ER: I was really excited to see Cain work outside the Sportatorium, outside of NC, and it's clear he's confident enough to work in front of any crowd. He carried himself with the same swagger, and this was a big match. I loved how the first part of the match was Yehi just totally outgunning him, one step ahead, Cain stumbling away from him as Yehi focuses in all his attacks. Cain is really great at selling the Yehi Stomp, and I love that it started when Cain slid back into the ring and Yehi just stomped his hand. Yehi is smart about setting up a piece of bigger offense with a stomp, like stomping on Cain's inner knee before hitting a low dropkick off the ropes, and he's good at making some reversals feel natural, like when he chopped a Cain elbow attempt out of the air. The brawl around the crowd was really fun, with Cain missing a chop and chopping a refrigerator, then getting tossed over tables and into some wrestling mats. Stumbling Cain is really good, he's not someone who will just do a wandering brawl, walking and holding each other by the hair; he'll fall, lash back unexpectedly, leave his opponent openings, really makes a crowd brawl interesting, and he really shows he's great at reading a room. It's an impressive skill to have so early, as plenty of good wrestlers don't ever really have that. Getting your face smacked on the edge of the apron 10 times in a row could come off hokey, but they read the room and the fans are counting along with all of them. There are a ton of CWF guys who are great at a through the crowd brawl, better than any Japanese garbage fed or old ECW guys. I'm pretty tired of finger breaking spots, but those ringposts were so gnarly that they had to be used in SOME way. You know if Finlay were working a card, and the ringpost had hooks sticking out like that, he'd find a way to hurt his opponent with them, so I totally get Cain jamming Yehi's fingers in there and snapping. Yehi for his part actually remembered what had happened (many guys don't) and Cain kept going back to that hand to torture him.

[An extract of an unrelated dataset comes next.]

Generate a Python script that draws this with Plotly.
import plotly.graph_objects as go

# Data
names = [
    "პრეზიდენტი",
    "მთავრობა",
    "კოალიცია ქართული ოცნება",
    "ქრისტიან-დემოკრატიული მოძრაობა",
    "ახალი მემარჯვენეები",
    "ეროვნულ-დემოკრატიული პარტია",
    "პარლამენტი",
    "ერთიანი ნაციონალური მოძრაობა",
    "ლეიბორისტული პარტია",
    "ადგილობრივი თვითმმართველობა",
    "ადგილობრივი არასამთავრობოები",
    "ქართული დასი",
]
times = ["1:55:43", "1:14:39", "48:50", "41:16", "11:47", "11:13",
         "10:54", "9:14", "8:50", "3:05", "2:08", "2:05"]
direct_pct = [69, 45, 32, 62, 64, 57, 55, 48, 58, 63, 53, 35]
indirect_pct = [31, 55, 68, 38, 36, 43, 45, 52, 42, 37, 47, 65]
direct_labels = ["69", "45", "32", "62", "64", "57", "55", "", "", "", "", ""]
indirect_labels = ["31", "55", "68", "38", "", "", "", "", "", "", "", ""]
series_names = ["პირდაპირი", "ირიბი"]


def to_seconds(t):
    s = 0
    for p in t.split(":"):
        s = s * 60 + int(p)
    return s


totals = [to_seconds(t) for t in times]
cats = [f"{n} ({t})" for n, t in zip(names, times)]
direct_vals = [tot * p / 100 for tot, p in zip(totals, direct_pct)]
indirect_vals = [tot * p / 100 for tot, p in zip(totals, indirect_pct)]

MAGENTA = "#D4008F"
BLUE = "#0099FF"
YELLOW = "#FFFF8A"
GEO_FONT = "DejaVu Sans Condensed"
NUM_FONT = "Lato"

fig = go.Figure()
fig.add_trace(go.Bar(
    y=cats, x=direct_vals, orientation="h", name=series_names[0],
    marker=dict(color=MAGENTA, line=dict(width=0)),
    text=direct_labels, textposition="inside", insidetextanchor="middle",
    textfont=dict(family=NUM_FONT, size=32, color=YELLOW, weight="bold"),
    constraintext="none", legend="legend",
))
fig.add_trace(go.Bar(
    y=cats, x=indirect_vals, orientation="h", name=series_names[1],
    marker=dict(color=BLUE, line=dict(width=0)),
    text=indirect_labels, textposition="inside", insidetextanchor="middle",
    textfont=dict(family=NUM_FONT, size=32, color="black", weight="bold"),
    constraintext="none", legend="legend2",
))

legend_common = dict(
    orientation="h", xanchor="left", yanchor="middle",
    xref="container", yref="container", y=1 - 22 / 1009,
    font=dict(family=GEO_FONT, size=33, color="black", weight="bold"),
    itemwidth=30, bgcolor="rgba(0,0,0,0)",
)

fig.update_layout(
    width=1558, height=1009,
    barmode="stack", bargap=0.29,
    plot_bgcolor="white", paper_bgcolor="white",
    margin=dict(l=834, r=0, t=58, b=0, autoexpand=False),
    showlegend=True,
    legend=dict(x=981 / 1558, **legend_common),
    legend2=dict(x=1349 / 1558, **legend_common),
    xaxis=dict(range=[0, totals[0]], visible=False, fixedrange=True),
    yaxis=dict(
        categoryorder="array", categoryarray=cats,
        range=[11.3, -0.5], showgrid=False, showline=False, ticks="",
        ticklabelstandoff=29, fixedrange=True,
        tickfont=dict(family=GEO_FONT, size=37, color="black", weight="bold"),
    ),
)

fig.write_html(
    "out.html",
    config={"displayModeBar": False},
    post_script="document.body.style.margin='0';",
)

Yehi is really quick in grabbing the Koji Clutch, and I liked Cain grabbing him in a triangle but immediately having to let go due to his shoulders being down, and Yehi rolling into the clutch. Excellent opportunity for Cain, and he delivered.

Gunner Miller vs. Dominic Garrini

PAS: First time matchup between two up and coming indy stars. Garrini has gotten really good at using his ju-jitsu as a surprise attack, Dylan compares him to Fujiwara on commentary (which is a little like calling Harold Minor Baby Jordan) and there are some similarities to the way Garinni attacks from odd angles, and suckers his opponent in. Miller is a naturally aggressive wrestler and there are a bunch of neat spots where his aggression backfires. He turns a test of strength into a monkey flip crossarmbreaker, goes for a flying armbar, turns a shoulder block in the corner into a guillotine choke. Miller uses force and power to get an advantage, hitting some big shoulder blocks, and powering out of Garrini's submissions, including an awesome jackhammer out of a flying guillotine. Just a great match, and I could see this being a long term feud.

ER: This might have been my favorite overall Garrini performance. Sometimes I think he gets a little too stuck hitting strike combos, and those can come off really robotic and slow, here he was just a sentient bear trap working to snap his jaws on Gunner at every chance. Garrini uses his strength to turn a knucklelock into a triangle, dragging Gunner down by dropping to his back and maneuvering into the choke, knuckles locked the whole time. Later he pops up and I think he's going to hit a rana, and instead he just hangs off Gunner's arm to try to twist it off. Gunner was great at using his power, and I loved how a Garrini reversal was always lurking. The guillotine attempt off shoulders in the corner was really cool, and not something you see a lot. There are a lot of pro wrestling spots that are just done through the motions, and it's great for Garrini to remind people that he's not someone who is always going to sit around through typical spots. Garrini does start doing a slow strike combo, and it has a great twist because Gunner blocks a slow spinning back elbow and hits a huge pounce, with Garrini bumping spectacularly into the ropes. The finish was absolutely fantastic. Gunner hits a big time spinebuster but then lingers, so Garrini springs up and grabs a guillotine. Gunner powers to his feet and grabs for the ropes, Garrini kicks them away from the ropes, holding the guillotine the whole time, and Gunner pauses and then muscles Garrini over for an insane jackhammer. Awesome, awesome moment and a fitting finish. Killer match.